■ Problem to work on: Output every entry exactly as given.

START Given data

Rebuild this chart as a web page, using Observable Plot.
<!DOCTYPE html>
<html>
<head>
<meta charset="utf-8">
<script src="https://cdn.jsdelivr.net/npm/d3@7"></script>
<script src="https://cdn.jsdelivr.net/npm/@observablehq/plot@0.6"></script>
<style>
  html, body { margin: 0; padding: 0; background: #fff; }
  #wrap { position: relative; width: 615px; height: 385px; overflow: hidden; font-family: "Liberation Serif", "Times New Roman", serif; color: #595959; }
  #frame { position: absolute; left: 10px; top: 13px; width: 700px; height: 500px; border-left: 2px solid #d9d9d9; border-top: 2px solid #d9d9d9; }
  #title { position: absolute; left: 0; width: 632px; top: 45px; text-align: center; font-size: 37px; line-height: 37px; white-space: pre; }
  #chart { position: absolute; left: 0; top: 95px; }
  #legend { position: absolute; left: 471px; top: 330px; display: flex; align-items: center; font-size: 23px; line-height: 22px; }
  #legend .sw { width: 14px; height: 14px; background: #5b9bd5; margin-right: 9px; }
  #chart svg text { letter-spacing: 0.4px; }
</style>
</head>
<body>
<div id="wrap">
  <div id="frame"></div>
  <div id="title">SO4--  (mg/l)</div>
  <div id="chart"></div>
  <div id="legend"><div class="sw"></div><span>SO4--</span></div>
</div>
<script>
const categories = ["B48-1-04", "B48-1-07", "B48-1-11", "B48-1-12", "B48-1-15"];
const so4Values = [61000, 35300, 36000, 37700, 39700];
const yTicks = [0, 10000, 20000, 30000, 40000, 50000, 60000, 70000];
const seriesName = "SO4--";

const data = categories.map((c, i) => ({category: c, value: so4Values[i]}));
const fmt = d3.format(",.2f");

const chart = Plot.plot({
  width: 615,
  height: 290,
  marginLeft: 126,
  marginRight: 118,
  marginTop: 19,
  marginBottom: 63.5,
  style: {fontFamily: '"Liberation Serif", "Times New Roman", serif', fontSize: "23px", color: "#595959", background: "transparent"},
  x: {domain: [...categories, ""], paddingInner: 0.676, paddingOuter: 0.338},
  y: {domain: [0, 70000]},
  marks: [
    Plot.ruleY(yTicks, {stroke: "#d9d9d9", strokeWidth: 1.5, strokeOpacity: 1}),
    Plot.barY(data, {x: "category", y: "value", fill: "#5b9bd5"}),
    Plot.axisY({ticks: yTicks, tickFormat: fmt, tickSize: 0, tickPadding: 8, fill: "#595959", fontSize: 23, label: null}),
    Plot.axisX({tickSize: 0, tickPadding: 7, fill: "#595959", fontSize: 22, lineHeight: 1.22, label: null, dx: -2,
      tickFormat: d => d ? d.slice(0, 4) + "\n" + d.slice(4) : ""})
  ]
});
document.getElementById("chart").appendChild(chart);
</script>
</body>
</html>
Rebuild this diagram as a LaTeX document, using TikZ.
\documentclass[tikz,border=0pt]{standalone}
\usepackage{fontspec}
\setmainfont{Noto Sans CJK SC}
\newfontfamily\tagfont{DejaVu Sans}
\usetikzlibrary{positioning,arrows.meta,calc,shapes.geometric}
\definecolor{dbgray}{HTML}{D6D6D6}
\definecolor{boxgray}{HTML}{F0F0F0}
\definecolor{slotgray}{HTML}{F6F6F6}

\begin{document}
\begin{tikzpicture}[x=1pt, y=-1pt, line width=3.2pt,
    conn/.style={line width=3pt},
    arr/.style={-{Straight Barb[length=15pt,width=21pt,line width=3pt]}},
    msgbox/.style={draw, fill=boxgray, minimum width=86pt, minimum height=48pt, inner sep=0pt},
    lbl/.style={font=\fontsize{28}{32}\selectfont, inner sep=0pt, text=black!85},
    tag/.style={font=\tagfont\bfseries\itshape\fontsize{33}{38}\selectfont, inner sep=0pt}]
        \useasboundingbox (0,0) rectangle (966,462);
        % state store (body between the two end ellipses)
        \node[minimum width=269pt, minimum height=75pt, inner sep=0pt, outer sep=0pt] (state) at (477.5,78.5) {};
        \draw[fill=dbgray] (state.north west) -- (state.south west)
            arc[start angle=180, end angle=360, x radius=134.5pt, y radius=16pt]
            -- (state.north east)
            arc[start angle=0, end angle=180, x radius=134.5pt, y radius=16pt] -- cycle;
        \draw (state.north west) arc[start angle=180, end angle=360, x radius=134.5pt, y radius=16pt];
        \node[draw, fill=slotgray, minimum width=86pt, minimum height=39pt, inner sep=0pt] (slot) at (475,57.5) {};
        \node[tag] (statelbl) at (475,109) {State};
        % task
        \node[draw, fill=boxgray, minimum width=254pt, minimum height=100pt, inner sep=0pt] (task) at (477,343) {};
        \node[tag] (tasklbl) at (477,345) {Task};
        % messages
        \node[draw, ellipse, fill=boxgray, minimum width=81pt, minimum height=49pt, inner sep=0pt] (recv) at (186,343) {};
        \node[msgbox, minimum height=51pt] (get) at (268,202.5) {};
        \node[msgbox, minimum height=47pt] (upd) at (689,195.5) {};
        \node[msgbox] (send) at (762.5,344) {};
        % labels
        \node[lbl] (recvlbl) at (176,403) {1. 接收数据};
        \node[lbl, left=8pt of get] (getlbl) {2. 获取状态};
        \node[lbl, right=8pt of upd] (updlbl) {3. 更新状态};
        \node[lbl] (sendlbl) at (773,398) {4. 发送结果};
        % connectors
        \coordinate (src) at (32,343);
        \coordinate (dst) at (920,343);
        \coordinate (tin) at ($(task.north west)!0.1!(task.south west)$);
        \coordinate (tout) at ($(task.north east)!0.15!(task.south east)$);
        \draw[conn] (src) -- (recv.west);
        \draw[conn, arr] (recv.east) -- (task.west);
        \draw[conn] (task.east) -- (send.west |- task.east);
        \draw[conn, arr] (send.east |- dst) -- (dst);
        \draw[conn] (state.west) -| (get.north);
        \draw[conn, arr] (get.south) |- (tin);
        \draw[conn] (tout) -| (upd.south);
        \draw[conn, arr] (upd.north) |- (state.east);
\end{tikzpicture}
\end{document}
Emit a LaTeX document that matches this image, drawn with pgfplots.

END Given data

■ Answer to this task:
Rebuild this chart as a web page, using Observable Plot.
<!DOCTYPE html>
<html>
<head>
<meta charset="utf-8">
<script src="https://cdn.jsdelivr.net/npm/d3@7"></script>
<script src="https://cdn.jsdelivr.net/npm/@observablehq/plot@0.6"></script>
<style>
  html, body { margin: 0; padding: 0; background: #fff; }
  #wrap { position: relative; width: 615px; height: 385px; overflow: hidden; font-family: "Liberation Serif", "Times New Roman", serif; color: #595959; }
  #frame { position: absolute; left: 10px; top: 13px; width: 700px; height: 500px; border-left: 2px solid #d9d9d9; border-top: 2px solid #d9d9d9; }
  #title { position: absolute; left: 0; width: 632px; top: 45px; text-align: center; font-size: 37px; line-height: 37px; white-space: pre; }
  #chart { position: absolute; left: 0; top: 95px; }
  #legend { position: absolute; left: 471px; top: 330px; display: flex; align-items: center; font-size: 23px; line-height: 22px; }
  #legend .sw { width: 14px; height: 14px; background: #5b9bd5; margin-right: 9px; }
  #chart svg text { letter-spacing: 0.4px; }
</style>
</head>
<body>
<div id="wrap">
  <div id="frame"></div>
  <div id="title">SO4--  (mg/l)</div>
  <div id="chart"></div>
  <div id="legend"><div class="sw"></div><span>SO4--</span></div>
</div>
<script>
const categories = ["B48-1-04", "B48-1-07", "B48-1-11", "B48-1-12", "B48-1-15"];
const so4Values = [61000, 35300, 36000, 37700, 39700];
const yTicks = [0, 10000, 20000, 30000, 40000, 50000, 60000, 70000];
const seriesName = "SO4--";

const data = categories.map((c, i) => ({category: c, value: so4Values[i]}));
const fmt = d3.format(",.2f");

const chart = Plot.plot({
  width: 615,
  height: 290,
  marginLeft: 126,
  marginRight: 118,
  marginTop: 19,
  marginBottom: 63.5,
  style: {fontFamily: '"Liberation Serif", "Times New Roman", serif', fontSize: "23px", color: "#595959", background: "transparent"},
  x: {domain: [...categories, ""], paddingInner: 0.676, paddingOuter: 0.338},
  y: {domain: [0, 70000]},
  marks: [
    Plot.ruleY(yTicks, {stroke: "#d9d9d9", strokeWidth: 1.5, strokeOpacity: 1}),
    Plot.barY(data, {x: "category", y: "value", fill: "#5b9bd5"}),
    Plot.axisY({ticks: yTicks, tickFormat: fmt, tickSize: 0, tickPadding: 8, fill: "#595959", fontSize: 23, label: null}),
    Plot.axisX({tickSize: 0, tickPadding: 7, fill: "#595959", fontSize: 22, lineHeight: 1.22, label: null, dx: -2,
      tickFormat: d => d ? d.slice(0, 4) + "\n" + d.slice(4) : ""})
  ]
});
document.getElementById("chart").appendChild(chart);
</script>
</body>
</html>
Rebuild this diagram as a LaTeX document, using TikZ.
\documentclass[tikz,border=0pt]{standalone}
\usepackage{fontspec}
\setmainfont{Noto Sans CJK SC}
\newfontfamily\tagfont{DejaVu Sans}
\usetikzlibrary{positioning,arrows.meta,calc,shapes.geometric}
\definecolor{dbgray}{HTML}{D6D6D6}
\definecolor{boxgray}{HTML}{F0F0F0}
\definecolor{slotgray}{HTML}{F6F6F6}

\begin{document}
\begin{tikzpicture}[x=1pt, y=-1pt, line width=3.2pt,
    conn/.style={line width=3pt},
    arr/.style={-{Straight Barb[length=15pt,width=21pt,line width=3pt]}},
    msgbox/.style={draw, fill=boxgray, minimum width=86pt, minimum height=48pt, inner sep=0pt},
    lbl/.style={font=\fontsize{28}{32}\selectfont, inner sep=0pt, text=black!85},
    tag/.style={font=\tagfont\bfseries\itshape\fontsize{33}{38}\selectfont, inner sep=0pt}]
        \useasboundingbox (0,0) rectangle (966,462);
        % state store (body between the two end ellipses)
        \node[minimum width=269pt, minimum height=75pt, inner sep=0pt, outer sep=0pt] (state) at (477.5,78.5) {};
        \draw[fill=dbgray] (state.north west) -- (state.south west)
            arc[start angle=180, end angle=360, x radius=134.5pt, y radius=16pt]
            -- (state.north east)
            arc[start angle=0, end angle=180, x radius=134.5pt, y radius=16pt] -- cycle;
        \draw (state.north west) arc[start angle=180, end angle=360, x radius=134.5pt, y radius=16pt];
        \node[draw, fill=slotgray, minimum width=86pt, minimum height=39pt, inner sep=0pt] (slot) at (475,57.5) {};
        \node[tag] (statelbl) at (475,109) {State};
        % task
        \node[draw, fill=boxgray, minimum width=254pt, minimum height=100pt, inner sep=0pt] (task) at (477,343) {};
        \node[tag] (tasklbl) at (477,345) {Task};
        % messages
        \node[draw, ellipse, fill=boxgray, minimum width=81pt, minimum height=49pt, inner sep=0pt] (recv) at (186,343) {};
        \node[msgbox, minimum height=51pt] (get) at (268,202.5) {};
        \node[msgbox, minimum height=47pt] (upd) at (689,195.5) {};
        \node[msgbox] (send) at (762.5,344) {};
        % labels
        \node[lbl] (recvlbl) at (176,403) {1. 接收数据};
        \node[lbl, left=8pt of get] (getlbl) {2. 获取状态};
        \node[lbl, right=8pt of upd] (updlbl) {3. 更新状态};
        \node[lbl] (sendlbl) at (773,398) {4. 发送结果};
        % connectors
        \coordinate (src) at (32,343);
        \coordinate (dst) at (920,343);
        \coordinate (tin) at ($(task.north west)!0.1!(task.south west)$);
        \coordinate (tout) at ($(task.north east)!0.15!(task.south east)$);
        \draw[conn] (src) -- (recv.west);
        \draw[conn, arr] (recv.east) -- (task.west);
        \draw[conn] (task.east) -- (send.west |- task.east);
        \draw[conn, arr] (send.east |- dst) -- (dst);
        \draw[conn] (state.west) -| (get.north);
        \draw[conn, arr] (get.south) |- (tin);
        \draw[conn] (tout) -| (upd.south);
        \draw[conn, arr] (upd.north) |- (state.east);
\end{tikzpicture}
\end{document}
Emit a LaTeX document that matches this image, drawn with pgfplots.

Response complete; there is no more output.